Chute des réserves monétaires, compressions des dépenses publiques, délais de paiement allongés pour les fournisseurs, report d'investissements, recours à la dette pour financer des déficits croissants...

Autant de mesures que s'imposent normalement des pays pauvres ou en panne économique. Mais qui aurait cru il y a dix, cinq ou même trois ans que la très riche Arabie saoudite devrait un jour s'astreindre à un tel régime?

La chute des cours du pétrole a changé beaucoup de choses sur la planète. Mais peu de gens auraient prédit ce scénario: les pétromonarchies s'apprêtent à connaître une période très difficile sur le plan économique.

Comme s'il n'y avait pas assez de problèmes au Moyen-Orient, l'Arabie saoudite risque en plus d'écoper de la faiblesse persistante des prix de l'or noir. Aussi, le Fonds monétaire international (FMI) et la firme Moody's viennent de servir un avertissement au royaume saoudien, dont les finances publiques se dégradent rapidement.

Un énorme déficit

Le FMI confirme ce dont plusieurs se doutaient: la baisse des prix du brut - environ 60% depuis juin 2014 - fait mal aux pays du golfe Persique. Mais l'ampleur des dégâts est plus grande que ce à quoi on s'attendait.

Plus riche pays du Moyen-Orient, l'Arabie saoudite se dirige cette année vers un déficit budgétaire de l'ordre de 20% de son produit intérieur brut (PIB), selon le FMI. En termes relatifs, c'est un trou énorme. Cela représente environ sept fois le ratio déficit/PIB du Canada.

Il s'agit d'un revirement spectaculaire pour ce leader de l'Organisation des pays exportateurs de pétrole (OPEP) qui, durant les belles années de l'or noir à 100$US ou plus, enchaînait des surplus équivalant à 10% ou même 20% de son PIB.

Avec l'énorme production des Américains, combinée aux exportations attendues de l'Iran et l'Irak, l'offre mondiale de brut est de plus en plus surabondante, l'excédent étant estimé à 3 millions de barils par jour d'ici un an ou deux, selon des études.

Facteur aggravant, des pays de l'OPEP cherchent à préserver leur part de marché en maintenant leur production à un niveau élevé, ce qui contribue à la faiblesse des prix. Une stratégie coûteuse qui a des répercussions sur leurs finances.

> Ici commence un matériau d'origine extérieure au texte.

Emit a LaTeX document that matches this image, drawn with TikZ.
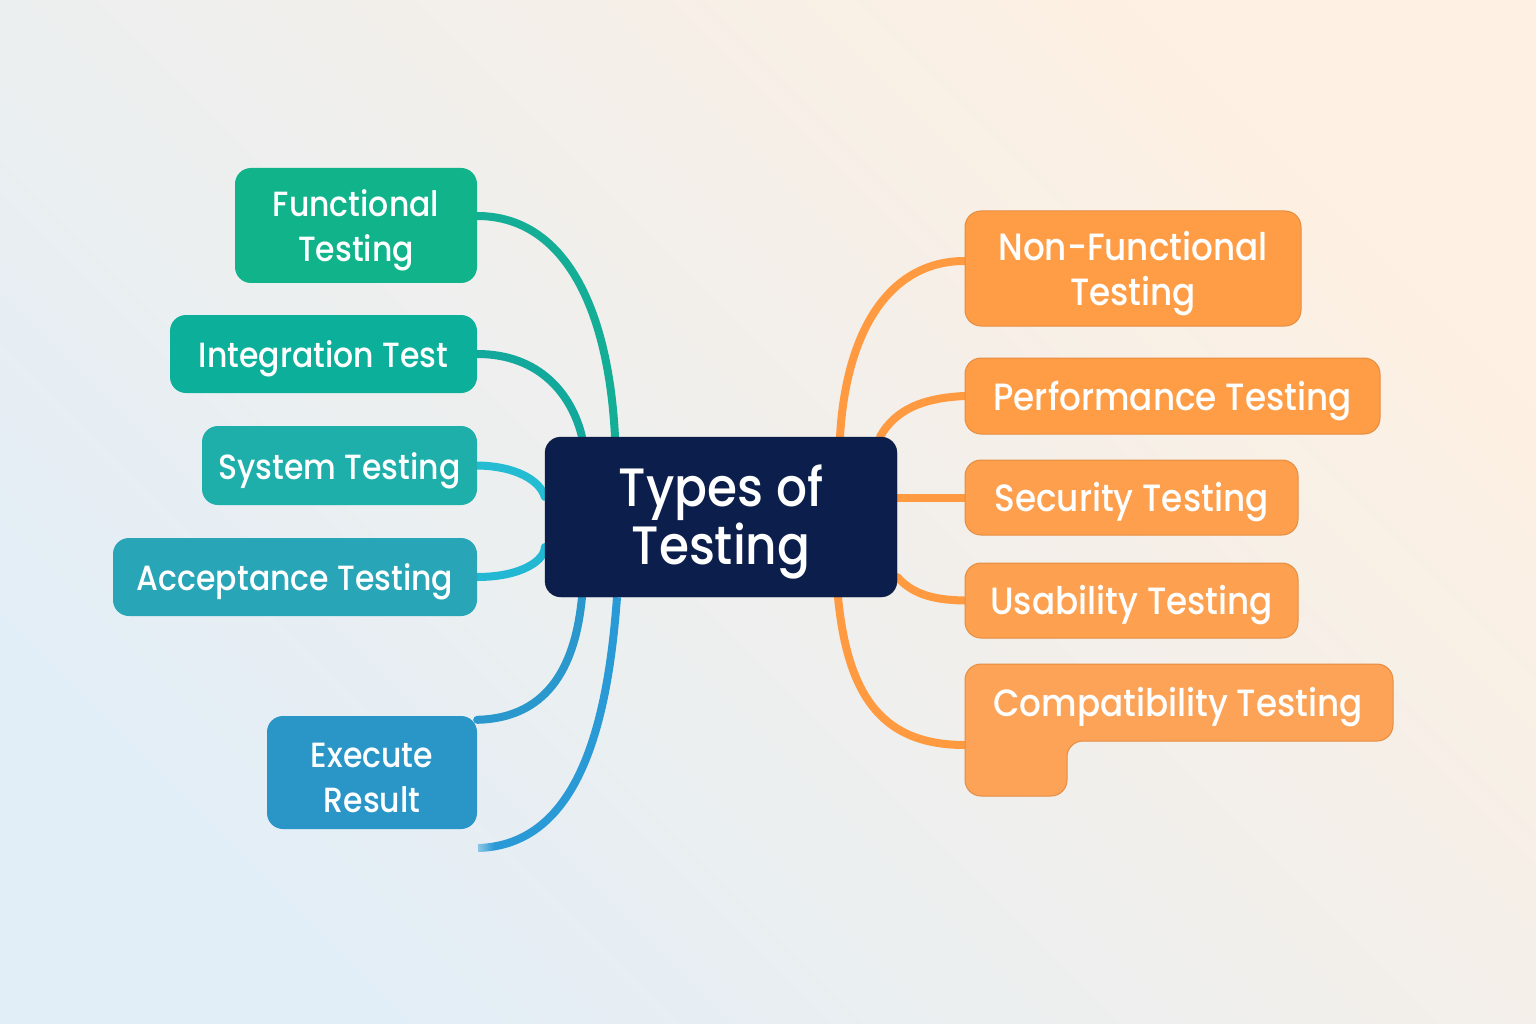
\documentclass[tikz,border=0pt]{standalone}
\usepackage{fontspec}
\setmainfont{Poppins}[UprightFont={* Medium}, FakeStretch=0.9]
\usetikzlibrary{calc,fadings}
\definecolor{navy}{HTML}{0C1F4C}
\definecolor{cfunc}{HTML}{10B38A}
\definecolor{cinteg}{HTML}{0CB09A}
\definecolor{csys}{HTML}{1EAFAA}
\definecolor{cacc}{HTML}{28A6B8}
\definecolor{cexec}{HTML}{2A96C8}
\definecolor{lfunc}{HTML}{14AE96}
\definecolor{linteg}{HTML}{12A99C}
\definecolor{lsys}{HTML}{24BCD2}
\definecolor{lacc}{HTML}{22B8D4}
\definecolor{lexec}{HTML}{2A98CC}
\definecolor{lloose}{HTML}{2A9AD6}
\definecolor{orb}{HTML}{FF9D47}
\definecolor{orbl}{HTML}{FCA357}
\definecolor{orline}{HTML}{FF9A40}
\definecolor{bgblue}{HTML}{E2EEF7}
\definecolor{bgmid}{HTML}{F3F2F0}
\definecolor{bgpeach}{HTML}{FEF0E2}
\newcommand{\lw}[1]{\raisebox{-5pt}[\height][\depth]{#1}}
\begin{tikzfadingfrompicture}[name=endfade]
  \fill[transparent!0] (-0.65,-1) rectangle (1,1);
  \shade[left color=transparent!100, right color=transparent!0] (-1,-1) rectangle (-0.64,1);
\end{tikzfadingfrompicture}
\pgfdeclarelayer{back}
\pgfdeclarelayer{bg}
\pgfsetlayers{back,bg,main}
\tikzset{
  box/.style={rectangle, rounded corners=16pt, text=white, align=center,
    inner sep=0pt, font=\fontsize{35}{45}\selectfont},
  obox/.style={box, fill=orb, draw=orb!90!black, line width=1pt, font=\fontsize{38}{45}\selectfont},
  conn/.style={line width=8pt, line cap=round},
}
\begin{document}
\begin{tikzpicture}[x=1pt,y=-1pt]
\begin{pgfonlayer}{back}
\shade[left color=bgblue, middle color=bgmid, right color=bgpeach, shading angle=135] (0,0) rectangle (1536,1024);
\end{pgfonlayer}
\useasboundingbox (0,0) rectangle (1536,1024);

% center
\node[box, fill=navy, draw=navy!80!black, minimum width=352pt, minimum height=160pt,
  font=\fontsize{54}{58}\selectfont] (ctr) at (721,517) {\lw{Types of}\\\lw{Testing}};

% left nodes
\node[box, fill=cfunc, minimum width=242pt, minimum height=115pt] (func) at (356,225.5) {\lw{Functional}\\\lw{Testing}};
\node[box, fill=cinteg, minimum width=307pt, minimum height=78pt] (integ) at (323.5,354) {\lw{Integration Test}};
\node[box, fill=csys, minimum width=275pt, minimum height=79pt] (sys) at (339.5,465.5) {\lw{System Testing}};
\node[box, fill=cacc, minimum width=364pt, minimum height=78pt] (acc) at (295,577) {\lw{Acceptance Testing}};
\node[box, fill=cexec, minimum width=210pt, minimum height=113pt] (exec) at (372,772.5) {\lw{Execute}\\\lw{Result}};

% right nodes
\node[obox, minimum width=336pt, minimum height=115pt] (nonf) at (1133,268.5) {\lw{Non-Functional}\\\lw{Testing}};
\node[obox, minimum width=415pt, minimum height=76pt] (perf) at (1172.5,396) {\lw{Performance Testing}};
\node[obox, fill=orb!60!orbl, minimum width=333pt, minimum height=75pt] (sec) at (1131.5,497.5) {\lw{Security Testing}};
\node[obox, fill=orb!40!orbl, minimum width=333pt, minimum height=75pt] (usab) at (1131.5,600.5) {\lw{Usability Testing}};
\fill[orbl, draw=orb!90!black, line width=1pt, rounded corners=16pt]
  (965,664) -- (1393,664) -- (1393,741) -- (1067,741) -- (1067,796) -- (965,796) -- cycle;
\node[box, font=\fontsize{38}{45}\selectfont, minimum width=428pt, minimum height=77pt] (compat) at (1178,702.5) {\lw{Compatibility Testing}};
\coordinate (compatin) at (965,745);
\coordinate (looseend) at (478,848);

\begin{pgfonlayer}{bg}
\draw[conn, lfunc] ([yshift=9.5pt]func.east) .. controls (560,216) and (608,300) .. ([xshift=-106pt]ctr.north);
\draw[conn, linteg] (integ.east) .. controls (540,354) and (572,395) .. ([xshift=-139pt]ctr.north);
\draw[conn, lsys] (sys.east) .. controls (515,466) and (540,480) .. ([yshift=20pt]ctr.west);
\draw[conn, lacc] (acc.east) .. controls (522,577) and (545,560) .. ([yshift=-30pt]ctr.west);
\draw[conn, lexec] ([yshift=-4pt]exec.north east) .. controls (552,718) and (576,660) .. ([xshift=-139pt]ctr.south);
\draw[conn, lloose, line cap=butt, path fading=endfade] ([xshift=-104pt]ctr.south) .. controls (608,720) and (580,845) .. (looseend);
\draw[conn, orline] ([yshift=7.5pt]nonf.west) .. controls (890,261) and (846,330) .. ([xshift=119pt]ctr.north);
\draw[conn, orline] (perf.west) .. controls (922,398) and (895,410) .. ([xshift=159pt]ctr.north);
\draw[conn, orline] (ctr.east |- sec.west) -- (sec.west);
\draw[conn, orline] ([yshift=-60pt]ctr.east) .. controls (915,597) and (940,600) .. (usab.west);
\draw[conn, orline] ([xshift=117pt]ctr.south) .. controls (848,700) and (885,745) .. (compatin);
\end{pgfonlayer}
\end{tikzpicture}
\end{document}
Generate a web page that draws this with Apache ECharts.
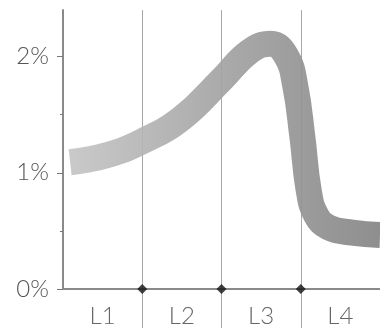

Les six membres du Conseil de coopération du Golfe (CCG), dont 80 à 90% des revenus dépendent du pétrole et du gaz naturel, «devraient afficher un déficit budgétaire combiné de près de 10% du PIB régional en 2015 et en 2016, contre un excédent moyen de près de 9% dans les années 2010/2014», écrit la firme Moody's, dans un nouveau rapport. Cela se traduira par un déficit total de plus de 140 milliards US cette année.

Chose impensable il y a cinq ans, Riyad a dû emprunter (par une émission d'obligations) 4 milliards US auprès des banques locales en juillet pour boucler son budget. Et les colossales réserves monétaires de l'Arabie saoudite ont chuté de 65 milliards US durant les sept premiers mois de 2015, à 635 milliards US, selon tradingeconomics.com.

Si rien ne change, les pays du CCG vont accumuler un déficit global de 700 milliards US d'ici cinq ans, prévient le FMI.

Et dire que, durant les cinq ans qui ont précédé la chute des prix du brut, ces mêmes pays ont engrangé des surplus de 600 milliards US. «C'est un revirement énorme», souligne dans une note économique Masood Ahmed, directeur Moyen-Orient/Asie centrale au FMI.

Vite, un nouveau modèle

Aussi, le FMI recommande aux pays du Golfe de réduire les dépenses publiques et, surtout, de diversifier leurs sources de revenus face à la baisse «importante et durable» des prix du pétrole. «Les pays exportateurs de pétrole disposent certes de réserves financières, mais résoudre ces problèmes est urgent», écrit l'organisme.

Certaines pétromonarchies ont commencé à changer. À Oman, les subventions ont été réduites dans le secteur énergétique et de nouvelles taxes pour les entreprises ont vu le jour. Les Émirats arabes unis - l'économie la plus diversifiée du Golfe - envisagent en plus d'introduire de nouvelles ponctions fiscales, dont une TVA (taxe à valeur ajoutée).

Pour ces pays habitués à voir l'argent couler à flots dans leurs coffres, un nouveau modèle économique sera difficile à implanter. Mais il faudra bien s'y mettre.

Car la banque Citigroup a déjà prédit qu'au rythme où ses réserves s'épuisent, l'Arabie saoudite allait devenir un «importateur net de pétrole» d'ici 2030.